The Europa 2020 Project Bond initiative (May 2011)
The Europe 2020 Project Bond Initiative proposes to provide European Investment Bank support to private sector companies issuing bonds to finance large-scale (transport, energy, ICT) infrastructure projects. In underwriting a significant component of the project financing, this proposal is a blatant attempt to transfer the private sector risk of these projects on to the already overburdened public purse.
The bio-based economy for Europe: state of play and future potential (May 2011)
Another Commission attempt to legitimize a concept without being clear on what it is, how realistic the scientific assumptions are, and an over-reliance on the uncritical promotion of technological “fixes”.
The permit granting procedures for energy infrastructure projects (April 2011)
Europe has had a disjointed year in terms of energy policy, with three different roadmaps and an overabundance of ambitious rhetoric, none of which add up to a coherent plan for energy and climate security, and only piecemeal policies to show for it.
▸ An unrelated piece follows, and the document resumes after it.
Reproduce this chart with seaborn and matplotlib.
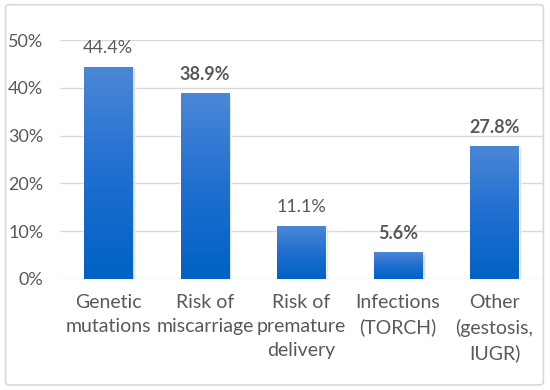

Given the long life of energy infrastructure, the pipelines and power stations that are built in the next ten years could be decisive in determining whether Europe’s long-term climate and energy goals are realised.
The roadmap to a resource-efficient Europe (April 2011)
Resource efficiency plays a crucial role in sustainable energy security, and it is vital that policy-makers appreciate the importance of resource efficiency and savings as the starting point for an overall energy policy for Europe.
The EU position at the Rio+20 UN Conference on Sustainable Development (April 2011)
The United Nations Conference on Sustainable Development (UNCSD) will take place in Brazil on 20-22 June 2012 to mark the 20th anniversary of the 1992 United Nations Conference on Environment and Development (UNCED), in Rio de Janeiro, and the 10th anniversary of the 2002 World Summit on Sustainable Development (WSSD) in Johannesburg. World leaders, along with thousands of participants from governments, the private sector, NGOs and other groups, will come together at “Rio+20″ to shape how we can reduce poverty, advance social equity and ensure environmental protection on an ever more crowded planet.
The use of biomass for energy purposes (March 2011)
Without binding rules on sustainability, member states can import ever more biomass from third countries without considering sustainability of production, social impacts or biodiversity, or being able to effectively measure GHG life-cycles. REDD, LULUCF and the CBD are all potential drivers toward sustainability, but not yet sufficient to ensure genuine sustainability.
The external dimension of the EU energy strategy (February 2011)
QCEA welcomed this consultation as a public acknowledgement of the connections between EU foreign/external policy and energy policy. This is a connection not made often enough either in EU public statements or in the substance of the energy strategy and policy.
The roadmap to a low-carbon economy (December 2010)
If the European Union is not careful, a coordinated response to Europe’s energy revolution will be impossible, and the consequences ungovernable. Given that the energy decisions we make today will be with us for decades to come, we just wish they had published the Roadmap for a low carbon economy by 2050 prior to (recently) agreeing the recommendations to Energy 2020.
Competitiveness and the internal energy market (July 2006)
Suppliers of green energy should be able to compete on a level playing field. We need shared approaches to promoting energy conservation and renewables, so that cheap fossil- and subsidized nuclear-based suppliers don’t undercut more responsible suppliers.